Subjects classed as "other sciences", such as electronics, had been taken by 300 more candidates so there was "some cause for reasonable optimism" on the stability of science.
In languages, French entries were down by 200 but German was up 100 and Spanish up 400.
Officials also pointed to "a clear upwards five-year trend" in the group of "other languages" which includes economically important subjects such as Arabic, Persian, Chinese, Russian and Polish.
The heads of the main exam boards said the A-level remained "an immensely strong brand".
Mindful of competitors such as the new Pre-U, Jerry Jarvis of Edexcel told journalists: "Any new qualification coming along has all the usual, if you like, barriers to entry.
"My own view is that part of the advantage that we have in this country is that we constantly evaluate and challenge the qualifications that are in the market place.
"We should be providing the qualifications that people need. I think it's a really good thing that A-levels continue to be challenged by other types of qualification."

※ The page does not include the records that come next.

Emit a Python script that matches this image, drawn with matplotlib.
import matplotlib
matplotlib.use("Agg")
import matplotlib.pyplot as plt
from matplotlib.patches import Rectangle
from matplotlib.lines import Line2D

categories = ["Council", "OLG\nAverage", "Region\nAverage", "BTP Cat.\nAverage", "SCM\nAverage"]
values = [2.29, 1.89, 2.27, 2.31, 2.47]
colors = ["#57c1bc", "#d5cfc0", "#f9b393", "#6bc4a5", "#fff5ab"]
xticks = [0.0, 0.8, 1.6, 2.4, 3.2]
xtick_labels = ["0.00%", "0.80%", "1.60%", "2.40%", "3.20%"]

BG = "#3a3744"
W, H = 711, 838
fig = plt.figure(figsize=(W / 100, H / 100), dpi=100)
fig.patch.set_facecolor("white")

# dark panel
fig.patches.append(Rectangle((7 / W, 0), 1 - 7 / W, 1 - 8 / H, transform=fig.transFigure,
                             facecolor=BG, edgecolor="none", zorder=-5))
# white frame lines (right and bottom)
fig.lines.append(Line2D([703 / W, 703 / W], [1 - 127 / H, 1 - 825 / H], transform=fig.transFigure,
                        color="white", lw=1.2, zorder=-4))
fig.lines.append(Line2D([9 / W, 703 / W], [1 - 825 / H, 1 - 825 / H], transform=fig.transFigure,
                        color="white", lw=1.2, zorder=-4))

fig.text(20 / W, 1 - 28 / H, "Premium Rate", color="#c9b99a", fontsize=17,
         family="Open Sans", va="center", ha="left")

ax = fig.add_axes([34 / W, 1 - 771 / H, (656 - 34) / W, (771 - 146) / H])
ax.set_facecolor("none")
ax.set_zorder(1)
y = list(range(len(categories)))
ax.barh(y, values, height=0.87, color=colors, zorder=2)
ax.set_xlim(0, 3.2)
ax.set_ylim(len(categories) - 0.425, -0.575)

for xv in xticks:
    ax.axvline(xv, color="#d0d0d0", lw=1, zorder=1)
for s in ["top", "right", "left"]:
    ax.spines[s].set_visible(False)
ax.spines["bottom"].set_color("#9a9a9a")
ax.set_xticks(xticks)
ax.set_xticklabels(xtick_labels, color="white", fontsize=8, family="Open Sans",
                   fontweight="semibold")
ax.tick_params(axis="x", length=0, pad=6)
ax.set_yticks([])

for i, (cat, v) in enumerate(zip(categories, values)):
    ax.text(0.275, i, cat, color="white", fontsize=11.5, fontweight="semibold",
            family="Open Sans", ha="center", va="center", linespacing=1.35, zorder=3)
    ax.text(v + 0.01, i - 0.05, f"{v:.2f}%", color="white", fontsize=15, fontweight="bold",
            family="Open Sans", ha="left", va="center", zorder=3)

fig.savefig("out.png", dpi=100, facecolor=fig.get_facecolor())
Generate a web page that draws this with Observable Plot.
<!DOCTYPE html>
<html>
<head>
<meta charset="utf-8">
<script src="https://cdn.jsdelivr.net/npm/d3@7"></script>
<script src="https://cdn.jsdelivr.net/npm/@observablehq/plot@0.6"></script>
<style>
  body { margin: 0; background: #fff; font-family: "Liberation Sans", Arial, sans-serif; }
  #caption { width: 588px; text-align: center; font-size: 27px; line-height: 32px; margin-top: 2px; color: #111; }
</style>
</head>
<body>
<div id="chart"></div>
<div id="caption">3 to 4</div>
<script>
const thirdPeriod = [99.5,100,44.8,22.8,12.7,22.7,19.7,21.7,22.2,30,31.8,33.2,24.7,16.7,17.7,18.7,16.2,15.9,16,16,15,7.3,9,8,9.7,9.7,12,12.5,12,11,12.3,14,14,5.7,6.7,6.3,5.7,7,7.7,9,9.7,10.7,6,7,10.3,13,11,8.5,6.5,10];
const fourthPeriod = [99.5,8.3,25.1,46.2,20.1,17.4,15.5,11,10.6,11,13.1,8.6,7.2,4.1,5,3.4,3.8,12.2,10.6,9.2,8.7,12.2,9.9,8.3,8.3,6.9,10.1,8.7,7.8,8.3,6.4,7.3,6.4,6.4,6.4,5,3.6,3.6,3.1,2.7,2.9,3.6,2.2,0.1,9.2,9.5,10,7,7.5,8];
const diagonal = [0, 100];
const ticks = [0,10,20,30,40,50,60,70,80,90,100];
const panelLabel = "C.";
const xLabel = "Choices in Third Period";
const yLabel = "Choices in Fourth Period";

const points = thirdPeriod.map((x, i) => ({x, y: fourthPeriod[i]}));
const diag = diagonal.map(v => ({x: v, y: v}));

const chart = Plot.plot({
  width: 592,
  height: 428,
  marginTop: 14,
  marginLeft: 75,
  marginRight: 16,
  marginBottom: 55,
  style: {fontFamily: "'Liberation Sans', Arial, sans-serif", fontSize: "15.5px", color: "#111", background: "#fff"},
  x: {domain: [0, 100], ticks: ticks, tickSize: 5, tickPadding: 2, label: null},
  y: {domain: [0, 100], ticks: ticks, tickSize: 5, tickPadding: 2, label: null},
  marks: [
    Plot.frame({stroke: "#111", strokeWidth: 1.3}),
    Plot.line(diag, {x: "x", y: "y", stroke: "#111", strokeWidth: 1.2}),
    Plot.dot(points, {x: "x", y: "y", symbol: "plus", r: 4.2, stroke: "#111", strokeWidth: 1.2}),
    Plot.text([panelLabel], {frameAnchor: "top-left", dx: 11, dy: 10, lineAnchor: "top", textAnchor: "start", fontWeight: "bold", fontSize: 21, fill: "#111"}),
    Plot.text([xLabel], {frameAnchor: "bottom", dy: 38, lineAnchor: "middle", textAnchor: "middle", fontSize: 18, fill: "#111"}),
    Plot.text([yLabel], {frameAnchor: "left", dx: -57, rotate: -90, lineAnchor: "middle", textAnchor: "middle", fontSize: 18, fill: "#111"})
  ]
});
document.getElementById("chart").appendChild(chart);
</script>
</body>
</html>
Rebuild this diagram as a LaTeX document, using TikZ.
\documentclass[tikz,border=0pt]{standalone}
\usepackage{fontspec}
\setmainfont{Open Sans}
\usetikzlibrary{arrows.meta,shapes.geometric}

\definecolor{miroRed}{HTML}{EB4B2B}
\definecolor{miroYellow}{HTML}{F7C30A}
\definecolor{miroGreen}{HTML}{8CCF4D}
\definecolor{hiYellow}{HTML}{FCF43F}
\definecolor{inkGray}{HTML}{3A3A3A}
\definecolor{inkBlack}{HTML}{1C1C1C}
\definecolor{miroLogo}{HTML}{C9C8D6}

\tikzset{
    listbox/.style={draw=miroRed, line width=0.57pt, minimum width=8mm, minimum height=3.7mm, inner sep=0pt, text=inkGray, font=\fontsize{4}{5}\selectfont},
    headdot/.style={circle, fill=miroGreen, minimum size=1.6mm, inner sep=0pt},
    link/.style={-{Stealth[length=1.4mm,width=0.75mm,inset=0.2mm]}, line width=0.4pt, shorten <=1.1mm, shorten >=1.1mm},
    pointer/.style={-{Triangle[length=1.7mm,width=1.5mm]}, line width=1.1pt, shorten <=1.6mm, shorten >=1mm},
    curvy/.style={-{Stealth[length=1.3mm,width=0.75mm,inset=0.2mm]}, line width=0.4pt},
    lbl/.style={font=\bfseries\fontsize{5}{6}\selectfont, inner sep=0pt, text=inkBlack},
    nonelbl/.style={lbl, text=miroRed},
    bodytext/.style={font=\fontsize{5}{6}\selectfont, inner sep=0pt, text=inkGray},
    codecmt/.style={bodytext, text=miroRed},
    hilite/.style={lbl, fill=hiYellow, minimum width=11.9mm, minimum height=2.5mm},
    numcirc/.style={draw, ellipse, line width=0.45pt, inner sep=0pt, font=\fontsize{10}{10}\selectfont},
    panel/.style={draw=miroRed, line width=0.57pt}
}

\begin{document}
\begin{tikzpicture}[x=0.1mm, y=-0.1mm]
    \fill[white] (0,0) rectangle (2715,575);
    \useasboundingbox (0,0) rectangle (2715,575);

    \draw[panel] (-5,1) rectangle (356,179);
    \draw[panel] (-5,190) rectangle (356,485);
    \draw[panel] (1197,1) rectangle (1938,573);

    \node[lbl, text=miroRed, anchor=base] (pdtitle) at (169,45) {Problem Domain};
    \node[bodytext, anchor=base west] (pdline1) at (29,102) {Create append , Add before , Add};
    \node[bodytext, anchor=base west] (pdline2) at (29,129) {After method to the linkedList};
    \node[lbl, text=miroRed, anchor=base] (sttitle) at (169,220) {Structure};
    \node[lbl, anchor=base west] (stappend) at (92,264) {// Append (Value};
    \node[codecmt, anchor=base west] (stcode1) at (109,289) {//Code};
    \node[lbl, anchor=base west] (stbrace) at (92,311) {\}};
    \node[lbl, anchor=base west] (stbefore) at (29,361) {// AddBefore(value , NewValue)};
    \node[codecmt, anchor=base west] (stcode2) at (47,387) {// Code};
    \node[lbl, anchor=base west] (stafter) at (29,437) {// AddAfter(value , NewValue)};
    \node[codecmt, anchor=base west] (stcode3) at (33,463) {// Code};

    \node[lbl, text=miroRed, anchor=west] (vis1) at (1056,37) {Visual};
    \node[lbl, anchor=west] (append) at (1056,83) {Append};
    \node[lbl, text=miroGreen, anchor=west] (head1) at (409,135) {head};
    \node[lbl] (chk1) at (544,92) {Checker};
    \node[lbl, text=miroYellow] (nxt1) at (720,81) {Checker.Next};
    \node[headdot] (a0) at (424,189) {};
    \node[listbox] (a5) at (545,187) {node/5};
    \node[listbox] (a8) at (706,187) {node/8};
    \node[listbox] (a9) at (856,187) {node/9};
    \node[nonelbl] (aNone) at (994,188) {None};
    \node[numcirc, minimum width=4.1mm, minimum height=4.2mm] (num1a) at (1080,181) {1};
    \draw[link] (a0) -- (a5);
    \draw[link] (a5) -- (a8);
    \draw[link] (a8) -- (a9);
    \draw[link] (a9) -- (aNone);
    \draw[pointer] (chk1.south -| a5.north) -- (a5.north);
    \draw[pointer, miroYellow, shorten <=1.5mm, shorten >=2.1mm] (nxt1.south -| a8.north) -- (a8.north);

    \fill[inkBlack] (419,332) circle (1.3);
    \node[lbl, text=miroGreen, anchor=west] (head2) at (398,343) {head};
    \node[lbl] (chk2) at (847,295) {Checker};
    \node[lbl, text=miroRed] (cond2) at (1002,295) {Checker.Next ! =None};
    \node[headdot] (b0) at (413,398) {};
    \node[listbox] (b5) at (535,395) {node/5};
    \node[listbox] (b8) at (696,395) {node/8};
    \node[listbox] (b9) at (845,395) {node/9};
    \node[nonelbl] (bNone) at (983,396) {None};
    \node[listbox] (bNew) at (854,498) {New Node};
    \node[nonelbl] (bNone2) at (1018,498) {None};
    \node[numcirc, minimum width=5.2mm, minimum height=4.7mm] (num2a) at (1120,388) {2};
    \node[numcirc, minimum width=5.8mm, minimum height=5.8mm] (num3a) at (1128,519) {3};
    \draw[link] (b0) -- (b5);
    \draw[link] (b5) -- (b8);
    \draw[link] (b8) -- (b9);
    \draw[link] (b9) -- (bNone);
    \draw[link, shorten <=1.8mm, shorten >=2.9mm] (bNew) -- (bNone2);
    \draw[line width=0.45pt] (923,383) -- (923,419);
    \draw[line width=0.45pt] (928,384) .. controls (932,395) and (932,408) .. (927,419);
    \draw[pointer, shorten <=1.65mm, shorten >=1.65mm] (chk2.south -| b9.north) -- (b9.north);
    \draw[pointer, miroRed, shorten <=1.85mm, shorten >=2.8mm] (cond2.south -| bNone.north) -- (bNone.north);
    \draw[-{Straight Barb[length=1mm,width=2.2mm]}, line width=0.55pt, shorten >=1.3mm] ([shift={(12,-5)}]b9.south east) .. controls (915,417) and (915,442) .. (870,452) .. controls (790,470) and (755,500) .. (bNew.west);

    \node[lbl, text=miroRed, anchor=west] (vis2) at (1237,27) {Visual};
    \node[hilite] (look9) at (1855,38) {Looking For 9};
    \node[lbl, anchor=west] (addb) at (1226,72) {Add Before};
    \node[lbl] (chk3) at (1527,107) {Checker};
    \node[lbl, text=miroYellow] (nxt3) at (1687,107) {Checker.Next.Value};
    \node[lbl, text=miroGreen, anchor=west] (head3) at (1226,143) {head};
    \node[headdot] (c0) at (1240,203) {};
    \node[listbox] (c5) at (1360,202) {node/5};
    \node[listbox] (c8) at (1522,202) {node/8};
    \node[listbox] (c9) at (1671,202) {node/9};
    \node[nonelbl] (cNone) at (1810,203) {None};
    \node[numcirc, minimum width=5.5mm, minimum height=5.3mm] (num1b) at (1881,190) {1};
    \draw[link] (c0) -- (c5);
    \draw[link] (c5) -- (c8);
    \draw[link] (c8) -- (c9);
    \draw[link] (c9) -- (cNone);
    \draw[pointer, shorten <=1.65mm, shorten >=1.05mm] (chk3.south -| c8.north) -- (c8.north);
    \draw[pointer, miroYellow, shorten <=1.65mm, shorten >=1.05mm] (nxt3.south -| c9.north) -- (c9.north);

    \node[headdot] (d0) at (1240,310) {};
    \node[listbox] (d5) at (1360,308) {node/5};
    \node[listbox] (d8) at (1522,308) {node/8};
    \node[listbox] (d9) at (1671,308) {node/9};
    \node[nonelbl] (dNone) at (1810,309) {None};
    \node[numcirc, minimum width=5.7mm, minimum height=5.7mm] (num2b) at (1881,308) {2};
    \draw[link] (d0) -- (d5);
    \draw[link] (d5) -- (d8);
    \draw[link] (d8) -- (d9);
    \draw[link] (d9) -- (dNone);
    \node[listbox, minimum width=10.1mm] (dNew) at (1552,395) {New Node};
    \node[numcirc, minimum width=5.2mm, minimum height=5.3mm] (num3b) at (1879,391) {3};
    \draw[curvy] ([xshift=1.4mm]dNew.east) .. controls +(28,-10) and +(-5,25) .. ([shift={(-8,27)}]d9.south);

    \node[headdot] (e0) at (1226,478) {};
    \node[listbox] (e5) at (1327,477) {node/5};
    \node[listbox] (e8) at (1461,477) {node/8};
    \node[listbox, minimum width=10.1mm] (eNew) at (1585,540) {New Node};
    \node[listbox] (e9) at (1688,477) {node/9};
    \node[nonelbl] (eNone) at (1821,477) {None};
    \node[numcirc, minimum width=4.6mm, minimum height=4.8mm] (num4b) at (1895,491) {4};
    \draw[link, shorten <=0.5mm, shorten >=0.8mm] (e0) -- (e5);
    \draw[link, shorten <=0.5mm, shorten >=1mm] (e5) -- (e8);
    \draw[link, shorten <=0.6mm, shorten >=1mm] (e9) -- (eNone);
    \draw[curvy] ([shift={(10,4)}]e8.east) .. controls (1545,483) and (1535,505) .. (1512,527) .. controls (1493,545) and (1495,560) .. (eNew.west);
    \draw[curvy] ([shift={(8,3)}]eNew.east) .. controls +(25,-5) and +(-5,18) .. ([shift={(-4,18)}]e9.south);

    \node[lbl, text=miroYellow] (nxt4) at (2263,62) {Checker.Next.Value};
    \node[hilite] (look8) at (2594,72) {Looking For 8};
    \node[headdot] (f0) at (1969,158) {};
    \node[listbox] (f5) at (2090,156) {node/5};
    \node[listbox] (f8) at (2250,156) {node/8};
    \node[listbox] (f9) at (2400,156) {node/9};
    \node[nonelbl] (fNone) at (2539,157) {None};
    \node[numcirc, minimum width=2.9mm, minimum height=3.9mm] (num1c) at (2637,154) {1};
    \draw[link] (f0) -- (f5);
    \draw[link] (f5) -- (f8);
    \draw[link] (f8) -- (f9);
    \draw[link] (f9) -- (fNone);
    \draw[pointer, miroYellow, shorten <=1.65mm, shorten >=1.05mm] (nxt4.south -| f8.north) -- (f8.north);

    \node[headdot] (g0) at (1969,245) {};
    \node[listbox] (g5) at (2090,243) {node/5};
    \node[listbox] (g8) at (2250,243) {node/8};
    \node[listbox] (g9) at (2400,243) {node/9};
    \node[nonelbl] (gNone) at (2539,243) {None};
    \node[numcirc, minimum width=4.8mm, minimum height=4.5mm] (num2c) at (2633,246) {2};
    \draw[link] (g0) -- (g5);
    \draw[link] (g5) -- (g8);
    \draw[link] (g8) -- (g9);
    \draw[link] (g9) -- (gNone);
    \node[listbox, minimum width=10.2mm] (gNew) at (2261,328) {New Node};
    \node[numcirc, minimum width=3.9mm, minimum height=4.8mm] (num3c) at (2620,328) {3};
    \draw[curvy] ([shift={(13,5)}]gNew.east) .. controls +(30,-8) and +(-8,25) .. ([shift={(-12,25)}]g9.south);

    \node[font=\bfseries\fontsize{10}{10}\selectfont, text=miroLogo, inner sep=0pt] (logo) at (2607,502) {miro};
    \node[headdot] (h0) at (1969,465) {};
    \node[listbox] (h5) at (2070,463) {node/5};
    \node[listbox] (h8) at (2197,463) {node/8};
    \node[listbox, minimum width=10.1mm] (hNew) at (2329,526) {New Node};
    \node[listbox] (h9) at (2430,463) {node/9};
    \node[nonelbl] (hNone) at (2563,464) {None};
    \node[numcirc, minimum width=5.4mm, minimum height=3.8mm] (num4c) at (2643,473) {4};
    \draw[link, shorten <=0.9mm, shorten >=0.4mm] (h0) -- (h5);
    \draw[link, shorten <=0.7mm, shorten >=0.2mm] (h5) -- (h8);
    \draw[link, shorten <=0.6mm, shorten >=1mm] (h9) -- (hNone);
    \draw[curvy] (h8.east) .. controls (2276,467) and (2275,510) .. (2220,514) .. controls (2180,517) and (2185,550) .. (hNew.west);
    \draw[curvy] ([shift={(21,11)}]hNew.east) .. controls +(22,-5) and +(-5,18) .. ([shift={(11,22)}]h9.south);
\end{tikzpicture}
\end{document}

New, more challenging A-level questions are being introduced next year to tackle the problem universities have in discriminating between the best candidates.
These will have a new top grade, A*, to be awarded for the first time in 2010.
Mike Cresswell said this was "an eminently sensible response to a problem of success".
He rejected the idea that in a subject like maths - in which almost 44% already get A grades - there would inevitably be a need for an even higher, A** grade.
It was up to the exam boards to ensure that the standard was maintained through the change, he added.
Greg Watson of OCR said: "We are also very conscious that although we think of it as a major route into the universities, which it is, it is also a major route into employment."
Employers needed to know what they were getting and not have to look up a chart to see what year of A-level someone had.
As a further discriminator, universities are being provided for the first time with students' unit grades, not just overall subject grades.
He also said he did not see the new Applied A-levels as being in competition with the Diploma that students will begin studying from next year.
"As schools and colleges roll it out they will discover the sort of students it is best suited to," Mr Watson said.
"I see it as an addition to the menu at this stage rather than taking pork off and putting beef on."